Task details: Print the data exactly, leaving nothing out.
>> BEGIN Dataset section
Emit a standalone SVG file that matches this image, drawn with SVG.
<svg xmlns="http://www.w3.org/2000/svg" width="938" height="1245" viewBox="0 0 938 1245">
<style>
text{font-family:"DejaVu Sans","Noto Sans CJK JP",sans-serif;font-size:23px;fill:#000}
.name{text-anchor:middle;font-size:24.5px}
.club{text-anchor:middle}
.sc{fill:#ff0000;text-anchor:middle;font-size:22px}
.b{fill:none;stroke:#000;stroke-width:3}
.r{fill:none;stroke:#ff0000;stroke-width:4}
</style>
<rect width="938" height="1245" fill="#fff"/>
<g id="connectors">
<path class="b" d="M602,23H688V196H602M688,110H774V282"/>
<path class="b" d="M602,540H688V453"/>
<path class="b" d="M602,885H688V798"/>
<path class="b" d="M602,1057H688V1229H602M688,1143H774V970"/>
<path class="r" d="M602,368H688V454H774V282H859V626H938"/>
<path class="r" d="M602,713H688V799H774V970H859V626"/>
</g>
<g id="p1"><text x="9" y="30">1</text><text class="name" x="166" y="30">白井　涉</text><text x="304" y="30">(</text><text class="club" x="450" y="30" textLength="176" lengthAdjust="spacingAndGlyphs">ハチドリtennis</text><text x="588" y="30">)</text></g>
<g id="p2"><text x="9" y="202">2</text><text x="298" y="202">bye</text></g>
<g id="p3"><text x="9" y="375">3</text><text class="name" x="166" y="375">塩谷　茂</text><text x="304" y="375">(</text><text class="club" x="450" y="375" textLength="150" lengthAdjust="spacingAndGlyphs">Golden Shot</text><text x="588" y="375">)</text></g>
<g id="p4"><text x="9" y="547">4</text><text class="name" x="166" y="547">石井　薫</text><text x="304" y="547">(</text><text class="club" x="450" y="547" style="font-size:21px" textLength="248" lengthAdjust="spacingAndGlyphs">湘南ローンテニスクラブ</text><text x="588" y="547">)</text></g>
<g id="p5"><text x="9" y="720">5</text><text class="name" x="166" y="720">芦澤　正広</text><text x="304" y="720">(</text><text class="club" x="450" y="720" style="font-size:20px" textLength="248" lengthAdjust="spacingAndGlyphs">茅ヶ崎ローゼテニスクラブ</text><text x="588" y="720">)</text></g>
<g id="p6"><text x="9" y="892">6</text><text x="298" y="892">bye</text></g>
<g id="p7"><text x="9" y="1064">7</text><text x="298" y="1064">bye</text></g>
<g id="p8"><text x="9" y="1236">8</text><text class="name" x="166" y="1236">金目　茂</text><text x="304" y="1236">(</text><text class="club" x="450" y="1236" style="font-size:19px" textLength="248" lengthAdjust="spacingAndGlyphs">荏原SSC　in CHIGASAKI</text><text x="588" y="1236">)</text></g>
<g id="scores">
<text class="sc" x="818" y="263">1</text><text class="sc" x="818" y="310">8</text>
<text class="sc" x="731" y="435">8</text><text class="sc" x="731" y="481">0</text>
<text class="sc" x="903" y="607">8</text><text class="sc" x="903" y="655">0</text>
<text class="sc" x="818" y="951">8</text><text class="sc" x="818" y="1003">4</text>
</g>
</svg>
>> END Dataset section
Finished answer:
Emit a standalone SVG file that matches this image, drawn with SVG.
<svg xmlns="http://www.w3.org/2000/svg" width="938" height="1245" viewBox="0 0 938 1245">
<style>
text{font-family:"DejaVu Sans","Noto Sans CJK JP",sans-serif;font-size:23px;fill:#000}
.name{text-anchor:middle;font-size:24.5px}
.club{text-anchor:middle}
.sc{fill:#ff0000;text-anchor:middle;font-size:22px}
.b{fill:none;stroke:#000;stroke-width:3}
.r{fill:none;stroke:#ff0000;stroke-width:4}
</style>
<rect width="938" height="1245" fill="#fff"/>
<g id="connectors">
<path class="b" d="M602,23H688V196H602M688,110H774V282"/>
<path class="b" d="M602,540H688V453"/>
<path class="b" d="M602,885H688V798"/>
<path class="b" d="M602,1057H688V1229H602M688,1143H774V970"/>
<path class="r" d="M602,368H688V454H774V282H859V626H938"/>
<path class="r" d="M602,713H688V799H774V970H859V626"/>
</g>
<g id="p1"><text x="9" y="30">1</text><text class="name" x="166" y="30">白井　涉</text><text x="304" y="30">(</text><text class="club" x="450" y="30" textLength="176" lengthAdjust="spacingAndGlyphs">ハチドリtennis</text><text x="588" y="30">)</text></g>
<g id="p2"><text x="9" y="202">2</text><text x="298" y="202">bye</text></g>
<g id="p3"><text x="9" y="375">3</text><text class="name" x="166" y="375">塩谷　茂</text><text x="304" y="375">(</text><text class="club" x="450" y="375" textLength="150" lengthAdjust="spacingAndGlyphs">Golden Shot</text><text x="588" y="375">)</text></g>
<g id="p4"><text x="9" y="547">4</text><text class="name" x="166" y="547">石井　薫</text><text x="304" y="547">(</text><text class="club" x="450" y="547" style="font-size:21px" textLength="248" lengthAdjust="spacingAndGlyphs">湘南ローンテニスクラブ</text><text x="588" y="547">)</text></g>
<g id="p5"><text x="9" y="720">5</text><text class="name" x="166" y="720">芦澤　正広</text><text x="304" y="720">(</text><text class="club" x="450" y="720" style="font-size:20px" textLength="248" lengthAdjust="spacingAndGlyphs">茅ヶ崎ローゼテニスクラブ</text><text x="588" y="720">)</text></g>
<g id="p6"><text x="9" y="892">6</text><text x="298" y="892">bye</text></g>
<g id="p7"><text x="9" y="1064">7</text><text x="298" y="1064">bye</text></g>
<g id="p8"><text x="9" y="1236">8</text><text class="name" x="166" y="1236">金目　茂</text><text x="304" y="1236">(</text><text class="club" x="450" y="1236" style="font-size:19px" textLength="248" lengthAdjust="spacingAndGlyphs">荏原SSC　in CHIGASAKI</text><text x="588" y="1236">)</text></g>
<g id="scores">
<text class="sc" x="818" y="263">1</text><text class="sc" x="818" y="310">8</text>
<text class="sc" x="731" y="435">8</text><text class="sc" x="731" y="481">0</text>
<text class="sc" x="903" y="607">8</text><text class="sc" x="903" y="655">0</text>
<text class="sc" x="818" y="951">8</text><text class="sc" x="818" y="1003">4</text>
</g>
</svg>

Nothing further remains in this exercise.